To hire hope is to let it become operational.

It becomes a working principle rather than an inspiring decoration. In the workshop of the soul, hope is not the framed quote above the bench. Hope is the tool that still cuts. The lamp that still works. The map with grease on it. The hand that points toward the next bridge. The strange companion who refuses to leave simply because the current room smells like defeat.

Hope is not always beautiful in the usual sense.

Sometimes it is scratched, loud, funny, profane, and badly timed. Sometimes it shows up after the rant, not before. Sometimes it lets the human being exhaust the false fire first. Then it steps in and says, good, now that all that thunder is out of your mouth, are we ready to move? That, too, is mercy. Hope does not require us to have been graceful before it arrived.

The great mistake is thinking hope belongs only to the innocent.

It does not.
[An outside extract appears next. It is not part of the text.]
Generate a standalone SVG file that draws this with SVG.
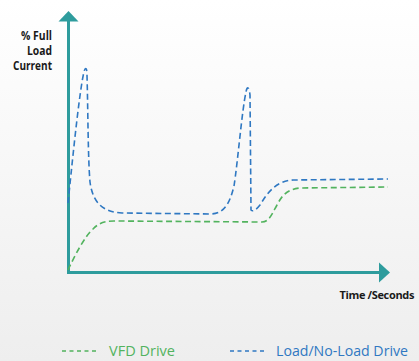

Hope belongs to the battered, the irritated, the ashamed, the recovering, the grieving, the half-mad with fatigue, the people who have said things they did not mean and meant things they should not have said. Hope belongs to the ones still here. Not clean. Not finished. Still here.

And perhaps that is the deepest truth: hope is not proof that the road will be easy.

Hope is proof that the end has not yet earned its name. As long as there is breath, relation, memory, work, song, repair, apology, laughter, anger converted into motion, and one more morning not yet spent, hope has territory.

So never give it up.

Not because life is easy. Not because everything will resolve neatly. Not because pain is secretly pleasant or because suffering automatically ennobles. Never give it up because despair is a poor craftsman. It always declares the structure condemned before checking the beams. Hope checks the beams. Hope finds the hidden brace. Hope sees the door under the dust. Hope knows when to kick, when to cut, when to wait, when to sing, and when to drag the living back toward life.

Hope is not soft. Hope is alive.

And alive is exactly what the dark was trying to prevent.